Summarised by Centrist
Economist Dr Oliver Hartwich notes the absurdity of overregulation in New Zealand’s health and safety practices, exemplified by the excessive paperwork required for simple tasks like changing “a bloody light bulb.”
Hartwich discusses how the current system stifles productivity, innovation, and practical judgement, turning routine jobs into bureaucratic nightmares.
He cites an anecdote of how an electrician changing one bulb in an apartment required about a dozen pages of paperwork and significantly increased costs.
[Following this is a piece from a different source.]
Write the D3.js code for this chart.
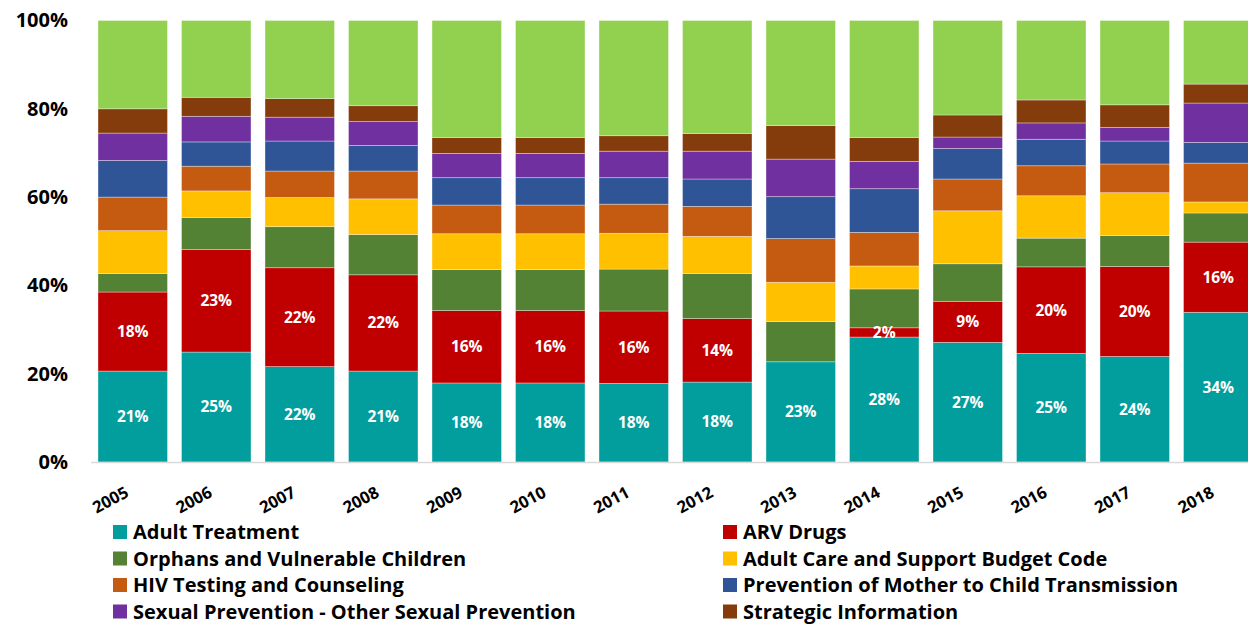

“(N)o one wants to see workers injured or killed on the job. But even the most well-meaning regulations can sometimes tie themselves in knots, creating a labyrinth of red tape that stifles productivity, innovation and practical judgement,” writes Hartwich.
Hartwich welcomes the government’s regulatory review of workplace safety rules, initiated by Minister Brooke van Velden. He says the review seeks to eliminate redundant regulations, balance safety with productivity, and empower businesses to focus on genuine risks.
Critics fear it will compromise worker safety. “But this is a false dichotomy. The choice is not between a safe workplace and a productive one,” he writes. “Smart, streamlined regulation can achieve both.”
If successful, the review could significantly reduce compliance costs, foster innovation, and restore common sense to health and safety regulations.